(GOAL):
Reproduce exactly, with no pictures, each line from the opening of the material down through the line containing "const note = 'TE = 18 ms';".

(DATASET CONTENT):
==============================
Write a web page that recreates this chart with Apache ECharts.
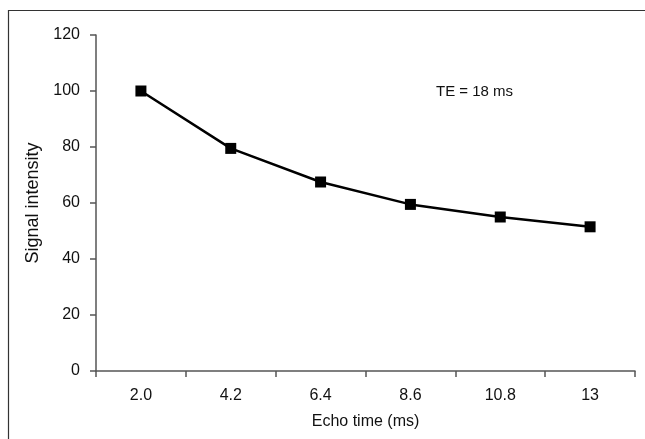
<!DOCTYPE html>
<html>
<head>
<meta charset="utf-8">
<script src="https://cdn.jsdelivr.net/npm/echarts@6/dist/echarts.min.js"></script>
<style>html,body{margin:0;padding:0;background:#fff;}#c{width:645px;height:439px;}</style>
</head>
<body>
<div id="c"></div>
<script>
const categories = ['2.0', '4.2', '6.4', '8.6', '10.8', '13'];
const signal = [100, 79.5, 67.5, 59.5, 55, 51.5];
const yTicks = { min: 0, max: 120, interval: 20 };
const xTitle = 'Echo time (ms)';
const yTitle = 'Signal intensity';
const note = 'TE = 18 ms';

const font = 'Liberation Sans, Arial, sans-serif';
const chart = echarts.init(document.getElementById('c'), null, { renderer: 'canvas' });
chart.setOption({
  animation: false,
  backgroundColor: '#fff',
  grid: { left: 96, right: 10, top: 35, bottom: 68 },
  graphic: [
    { type: 'rect', shape: { x: 8.5, y: 10.5, width: 700, height: 500 },
      style: { fill: null, stroke: '#333', lineWidth: 1.2 } },
    { type: 'text', left: 436, top: 84,
      style: { text: note, font: '15px ' + font, fill: '#111' } }
  ],
  xAxis: {
    type: 'category',
    data: categories,
    boundaryGap: true,
    name: xTitle,
    nameLocation: 'middle',
    nameGap: 43,
    nameTextStyle: { fontFamily: font, fontSize: 16, color: '#111' },
    axisLine: { lineStyle: { color: '#555', width: 1.5 } },
    axisTick: { show: true, alignWithLabel: false, length: 6, lineStyle: { color: '#555', width: 1.5 } },
    axisLabel: { fontFamily: font, fontSize: 16, color: '#111', margin: 17 },
    splitLine: { show: false }
  },
  yAxis: {
    type: 'value',
    min: yTicks.min, max: yTicks.max, interval: yTicks.interval,
    name: yTitle,
    nameLocation: 'middle',
    nameGap: 52,
    nameRotate: 90,
    nameTextStyle: { fontFamily: font, fontSize: 18, color: '#111' },
    axisLine: { show: true, lineStyle: { color: '#555', width: 1.5 } },
    axisTick: { show: true, length: 6, lineStyle: { color: '#555', width: 1.5 } },
    axisLabel: { fontFamily: font, fontSize: 16, color: '#111', margin: 16 },
    splitLine: { show: false }
  },
  series: [{
    type: 'line',
    data: signal,
    symbol: 'rect',
    symbolSize: 11,
    lineStyle: { color: '#000', width: 2.5 },
    itemStyle: { color: '#000' }
  }]
});
</script>
</body>
</html>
==============================
(RESULT FOR THIS EXERCISE):
Write a web page that recreates this chart with Apache ECharts.
<!DOCTYPE html>
<html>
<head>
<meta charset="utf-8">
<script src="https://cdn.jsdelivr.net/npm/echarts@6/dist/echarts.min.js"></script>
<style>html,body{margin:0;padding:0;background:#fff;}#c{width:645px;height:439px;}</style>
</head>
<body>
<div id="c"></div>
<script>
const categories = ['2.0', '4.2', '6.4', '8.6', '10.8', '13'];
const signal = [100, 79.5, 67.5, 59.5, 55, 51.5];
const yTicks = { min: 0, max: 120, interval: 20 };
const xTitle = 'Echo time (ms)';
const yTitle = 'Signal intensity';
const note = 'TE = 18 ms';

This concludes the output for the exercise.